The majority of daycare center owners, lease their facilities rather than own the underlying commercial real estate. Why? And, what are some ways that existing daycare centers can buy their existing building and enjoy the time tested benefits of owning? That’s what we discuss in this brief article.
First of all, many aspiring daycare center owners start off with the plan/desire to own their building. But often come to the conclusion that owning is just out of their reach financially, unfortunately. For example, say the daycare owner wanted to build a 8,000 square foot facility. And say the total project cost including land, construction, franchise fees, equipment and working capital totaled $1,500,000. If the daycare owner decided to own, they would be expected to shell out between 10% – 20% cash (depending on many factors such as if the daycare was a start up, risk tolerance of the bank, etc). At 15% the borrower would need to put $225,000 into the project.
If the daycare owner decide to lease the facility, on the same 8,000 square foot example above, they typically would only need to come out of pocket 10% -20% of the equipment, franchise costs, working capital and tenant improvement costs (space build out costs).
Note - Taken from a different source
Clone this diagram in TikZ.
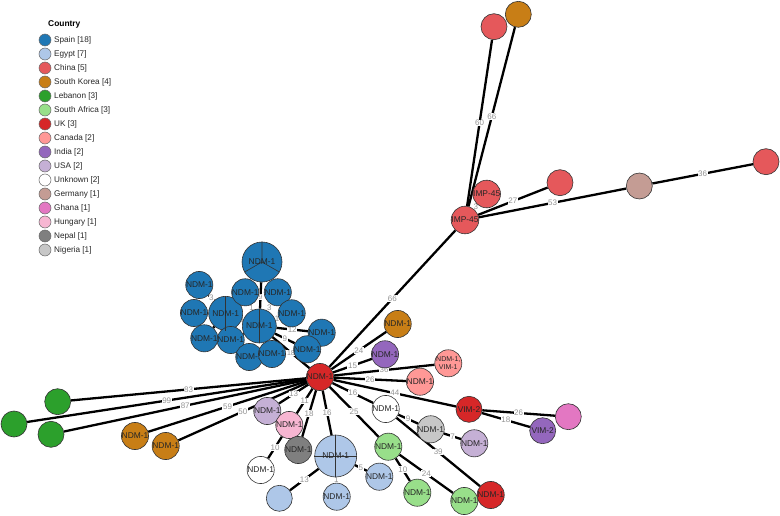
\documentclass[tikz,border=0pt]{standalone}
\usepackage{fontspec}
\setmainfont{Liberation Sans}
\definecolor{spain}{HTML}{1F77B4}
\definecolor{egypt}{HTML}{AEC7E8}
\definecolor{china}{HTML}{E5585B}
\definecolor{korea}{HTML}{C87E16}
\definecolor{lebanon}{HTML}{2CA02C}
\definecolor{safrica}{HTML}{98DF8A}
\definecolor{uk}{HTML}{D62728}
\definecolor{canada}{HTML}{FF9896}
\definecolor{india}{HTML}{9467BD}
\definecolor{usa}{HTML}{C5B0D5}
\definecolor{unknown}{HTML}{FFFFFF}
\definecolor{germany}{HTML}{C49C94}
\definecolor{ghana}{HTML}{E377C2}
\definecolor{hungary}{HTML}{F7B6D2}
\definecolor{nepal}{HTML}{7F7F7F}
\definecolor{nigeria}{HTML}{C7C7C7}
\pgfdeclarelayer{bg}
\pgfsetlayers{bg,main}
\tikzset{
  nd/.style={circle, draw=black!80, line width=0.6pt, minimum size=26pt, inner sep=0pt,
    font=\fontsize{8.4}{9}\selectfont, text=black!85},
  big/.style={minimum size=34pt},
  edg/.style={line width=2.3pt, black},
  lbl/.style={fill=white, inner sep=0.6pt, text=black!42, font=\fontsize{8}{8}\selectfont},
  leg/.style={circle, draw=black!60, line width=0.5pt, minimum size=12pt, inner sep=0pt},
  legtxt/.style={anchor=west, inner sep=0pt, font=\fontsize{8.2}{9}\selectfont, text=black!85},
  spoke/.style={line width=0.6pt, black!80},
  ctxt/.style={inner sep=0pt, font=\fontsize{8.4}{9}\selectfont, text=black!85}
}
\begin{document}
\begin{tikzpicture}[x=1pt,y=-1pt]
\useasboundingbox (0,0) rectangle (780,516);
% legend
\node[anchor=west, inner sep=0pt, font=\bfseries\fontsize{8.4}{9}\selectfont] (legtitle) at (48,24) {Country};
\foreach \c/\t [count=\i from 0] in {spain/Spain [18], egypt/Egypt [7], china/China [5], korea/South Korea [4], lebanon/Lebanon [3], safrica/South Africa [3], uk/UK [3], canada/Canada [2], india/India [2], usa/USA [2], unknown/Unknown [2], germany/Germany [1], ghana/Ghana [1], hungary/Hungary [1], nepal/Nepal [1], nigeria/Nigeria [1]}{
  \node[leg, fill=\c] (lc\i) at (45,{40+14*\i}) {};
  \node[legtxt] (lt\i) at (54,{40+14*\i}) {\t};
}
% centre
\node[nd, fill=uk] (C) at (320,377) {NDM-1};
% blue cluster
\node[nd, fill=spain, minimum size=40pt] (B1) at (262,262) {};
\node[nd, fill=spain] (B2) at (199.3,285) {NDM-1};
\node[nd, fill=spain] (B3) at (194,313) {NDM-1};
\node[nd, fill=spain, big] (B4) at (225.7,313.3) {};
\node[nd, fill=spain] (B5) at (204.3,338.3) {NDM-1};
\node[nd, fill=spain] (B6) at (230.7,340) {NDM-1};
\node[nd, fill=spain] (B7) at (245.2,292.3) {NDM-1};
\node[nd, fill=spain] (B8) at (277.8,292.3) {NDM-1};
\node[nd, fill=spain, big] (B9) at (259.3,326) {};
\node[nd, fill=spain] (B10) at (249.3,357) {NDM-1};
\node[nd, fill=spain] (B11) at (272,354) {NDM-1};
\node[nd, fill=spain] (B12) at (291.7,313.3) {NDM-1};
\node[nd, fill=spain] (B13) at (321.7,332.7) {NDM-1};
\node[nd, fill=spain] (B14) at (307.2,349.3) {NDM-1};
\draw[spoke] (B1.center) -- (B1.90) (B1.center) -- (B1.210) (B1.center) -- (B1.330);
\draw[spoke] (B4.90) -- (B4.270);
\draw[spoke] (B9.90) -- (B9.270);
\node[ctxt] (B1t) at (B1.center) {NDM-1};
\node[ctxt] (B4t) at (B4.center) {NDM-1};
\node[ctxt] (B9t) at (B9.center) {NDM-1};
% other NDM-1 nodes around centre
\node[nd, fill=korea] (K1) at (397.7,324) {NDM-1};
\node[nd, fill=india] (I1) at (385,354.3) {NDM-1};
\node[nd, fill=canada, font=\fontsize{7}{7.5}\selectfont, align=center] (CA1) at (448.3,363.3) {NDM-1,\\VIM-1};
\node[nd, fill=canada] (CA2) at (420,381.7) {NDM-1};
\node[nd, fill=uk] (V2) at (469,409.3) {VIM-2};
\node[nd, fill=ghana] (GH) at (568.3,416.7) {};
\node[nd, fill=india] (I2) at (542.7,430.7) {VIM-2};
\node[nd, fill=unknown] (U1) at (385.7,409) {NDM-1};
\node[nd, fill=nigeria] (NG) at (430.7,429.3) {NDM-1};
\node[nd, fill=usa] (US2) at (474.3,443.3) {NDM-1};
\node[nd, fill=uk] (UK2) at (490.7,495) {NDM-1};
\node[nd, fill=safrica] (SA1) at (388.3,446.7) {NDM-1};
\node[nd, fill=safrica] (SA2) at (417.3,492.7) {NDM-1};
\node[nd, fill=safrica] (SA3) at (464.3,501) {NDM-1};
\node[nd, fill=usa] (US1) at (267.3,411) {NDM-1};
\node[nd, fill=hungary] (HU) at (289.3,425) {NDM-1};
\node[nd, fill=nepal] (NP) at (298.3,450) {NDM-1};
\node[nd, fill=egypt, minimum size=42pt] (E1) at (335.7,456) {};
\draw[spoke] (E1.90) -- (E1.270) (E1.180) -- (E1.0);
\node[ctxt] (E1t) at (E1.center) {NDM-1};
\node[nd, fill=unknown] (U2) at (260.7,470) {NDM-1};
\node[nd, fill=egypt] (E2) at (279.3,498.3) {};
\node[nd, fill=egypt] (E3) at (336.7,496.7) {NDM-1};
\node[nd, fill=egypt] (E4) at (379.3,476.7) {NDM-1};
% left
\node[nd, fill=lebanon] (L1) at (57.7,401.7) {};
\node[nd, fill=lebanon] (L2) at (14,424) {};
\node[nd, fill=lebanon] (L3) at (51,434.3) {};
\node[nd, fill=korea] (K2) at (135,436) {NDM-1};
\node[nd, fill=korea] (K3) at (165.7,446) {NDM-1};
% top right
\node[nd, fill=china] (IM) at (465,220) {IMP-45};
\node[nd, fill=china] (IM2) at (486.7,194) {IMP-45};
\node[nd, fill=china] (CH1) at (494,26.7) {};
\node[nd, fill=korea] (K4) at (518.3,14.3) {};
\node[nd, fill=china] (CH2) at (560,182.7) {};
\node[nd, fill=germany] (DE) at (639.3,186) {};
\node[nd, fill=china] (CH3) at (766,161.7) {};
% edges
\begin{pgfonlayer}{bg}
\draw[edg] (C) -- node[lbl]{83} (L1);
\draw[edg] (C) -- node[lbl]{99} (L2);
\draw[edg] (C) -- node[lbl]{87} (L3);
\draw[edg] (C) -- node[lbl]{59} (K2);
\draw[edg] (C) -- node[lbl]{50} (K3);
\draw[edg] (C) -- node[lbl]{66} (IM);
\draw[edg] (C) -- node[lbl]{24} (K1);
\draw[edg] (C) -- node[lbl]{15} (I1);
\draw[edg] (C) -- node[lbl]{36} (CA1);
\draw[edg] (C) -- node[lbl]{26} (CA2);
\draw[edg] (C) -- node[lbl]{44} (V2);
\draw[edg] (C) -- node[lbl]{16} (U1);
\draw[edg] (C) -- node[lbl]{25} (SA1);
\draw[edg] (C) -- node[lbl]{13} (US1);
\draw[edg] (C) -- node[lbl]{11} (HU);
\draw[edg] (C) -- node[lbl]{18} (NP);
\draw[edg] (C) -- node[lbl]{16} (E1);
\draw[edg] (C) -- node[lbl, pos=0.5, font=\fontsize{7}{7}\selectfont]{18} (B9);
\draw[edg] (B9) -- node[lbl, pos=0.44, font=\fontsize{7}{7}\selectfont]{9} (B1);
\draw[edg] (B4) -- node[lbl]{3} (B2);
\draw[edg] (B4) -- node[lbl]{1} (B3);
\draw[edg] (B4) -- (B5);
\draw[edg] (B9) -- (B6);
\draw[edg] (B9) -- node[lbl]{1} (B7);
\draw[edg] (B9) -- node[lbl]{3} (B8);
\draw[edg] (B9) -- node[lbl]{1} (B4);
\draw[edg] (B9) -- node[lbl]{2} (B10);
\draw[edg] (B9) -- (B11);
\draw[edg] (B9) -- node[lbl]{1} (B12);
\draw[edg] (B9) -- node[lbl]{12} (B13);
\draw[edg] (B9) -- node[lbl]{9} (B14);
\draw[edg] (U1) -- node[lbl]{9} (NG);
\draw[edg] (NG) -- node[lbl]{7} (US2);
\draw[edg] (U1) -- node[lbl]{39} (UK2);
\draw[edg] (SA1) -- node[lbl]{10} (SA2);
\draw[edg] (SA1) -- node[lbl]{24} (SA3);
\draw[edg] (V2) -- node[lbl]{26} (GH);
\draw[edg] (V2) -- node[lbl]{18} (I2);
\draw[edg] (HU) -- node[lbl]{10} (U2);
\draw[edg] (E1) -- node[lbl]{13} (E2);
\draw[edg] (E1) -- node[lbl]{1} (E3);
\draw[edg] (E1) -- node[lbl]{5} (E4);
\draw[edg] (IM) -- node[lbl]{60} (CH1);
\draw[edg] (IM) -- node[lbl]{66} (K4);
\draw[edg] (IM) -- node[lbl]{3} (IM2);
\draw[edg] (IM) -- node[lbl]{27} (CH2);
\draw[edg] (IM) -- node[lbl]{53} (DE);
\draw[edg] (DE) -- node[lbl]{36} (CH3);
\end{pgfonlayer}
\end{tikzpicture}
\end{document}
These costs would normally be less than half the total project cost, or for this example approximately $600,000. The daycare owner would only need to come out of pocket $90,000 at 15% rather than $225,000 if they owned.
However, one of the easiest deals to get done, even in this credit crisis, is to buy the facility you are currently renting. Obviously you will need to come to an agreement with your landlord, but you might be surprised on how eager they are about talking to you about selling. Keep in mind, most landlords are constantly looking at new deals that requirement cash. So they may be very open minded to ripping up your lease and selling you the property.
As far as the down stroke on the purchase there is a little known guideline which can help reduce your out of pocket down payment to 5% or sometime less – It’s a form of rent concession. And NO you don’t already need it in place. From a conceptual standpoint it can be thought of as a lease to own type structure, where a portion of the monthly payment goes against the purchase price.
One of the keys here is that the value on the appraisal has to come in higher than the purchase price. For example, say you negotiate a $1,000,000 purchase price with the current owner. You have occupied the property for 2 years and paid $3,500 per month in rent or $42,000 per year. You could potentially attribute the $84,000 of this rent to go against the purchase price to cover your down payment. If the property appraised for $1,100,000 you could attribute the $84,000 of the rent you already paid. Your down stroke would be 15% of the $1,100,000 = $165,000 less the $84,000 of rent concession or total out of pocket of only $81,000. Versus a straight 15% of the $1,000,000 purchase price or $150,000 out of pocket.
If you lease your daycare center give this some serious consideration as the benefits of owning are substantial. Building long term wealth via depreciation, property appreciation and of course the chipping away of the mortgage with every payment you make, to name a few.